Quel avenir pour Laïta ?

L’implication de Terrena dans la production laitière se situe dans sa participation dans Laïta, coopérative laitière créée en 1991 et issue du rapprochement entre trois coopératives : Even, Eureden et Terrena. Cette dernière détient 31 % des parts de Laïta. En dehors de la fromagerie d’Ancenis (44) qui transforme environ 10 % du lait collecté, tous les sites industriels de Laïta sont localisés en Bretagne.

Selon Christophe Miault, président de la commission lait de Terrena, ce projet de fusion entre les deux coopératives ne remet pas en cause la participation de Terrena dans Laïta. Au contraire, ce projet « le confortera par un approvisionnement en lait consolidé et un renforcement financier ». Sous-entendu, la nouvelle entité pourrait avoir un poids plus important dans Laïta ?

Un équilibre menacé ?

La participation de chacune des trois coopératives est pourtant encadrée. Fin 2024, Even avait d’ailleurs réussi à négocier un développement possible de sa collecte tant que cela n’outrepassait pas les capacités de transformation de Laïta, une possibilité que n’ont pas les deux autres coopératives. En contrepartie, Eureden et Terrena ont acquis le droit d’augmenter les ristournes envers leurs adhérents. Cet accord avait ainsi permis de mettre fin à un conflit de plusieurs années sur le partage de la valeur entre les éleveurs adhérents des différentes coopératives. La fusion entre Terrena et Agrial pourrait alors bousculer à nouveau cet équilibre.

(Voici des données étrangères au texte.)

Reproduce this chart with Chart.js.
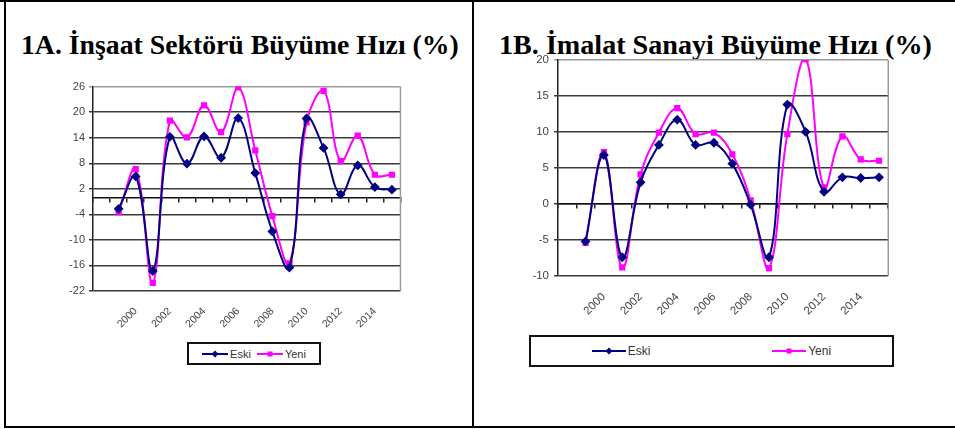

La nouvelle entité devra aussi composer pour que les éleveurs collectés pour Laïta ne se sentent pas lésés comparé à ceux collectés pour les sites d’Agrial. Au 1er juillet 2025, la moyenne sur 12 mois du prix du lait conventionnel payé aux éleveurs était de 486,73 €/1 000 litres pour les éleveurs de Laïta, tandis qu’il était de 491,55 €/1 000 litres pour les éleveurs Bretagne-Pays de la Loire d’Agrial, selon l’Observatoire du prix du lait de L’Éleveur Laitier.

Quoi qu’il en soit, ce projet de fusion est un rappel que, dans un contexte de baisse de l’élevage et de développement des centrales d’achats européennes, les transformateurs ont aussi des marges de manœuvres pour regagner du poids dans les négociations avec la distribution.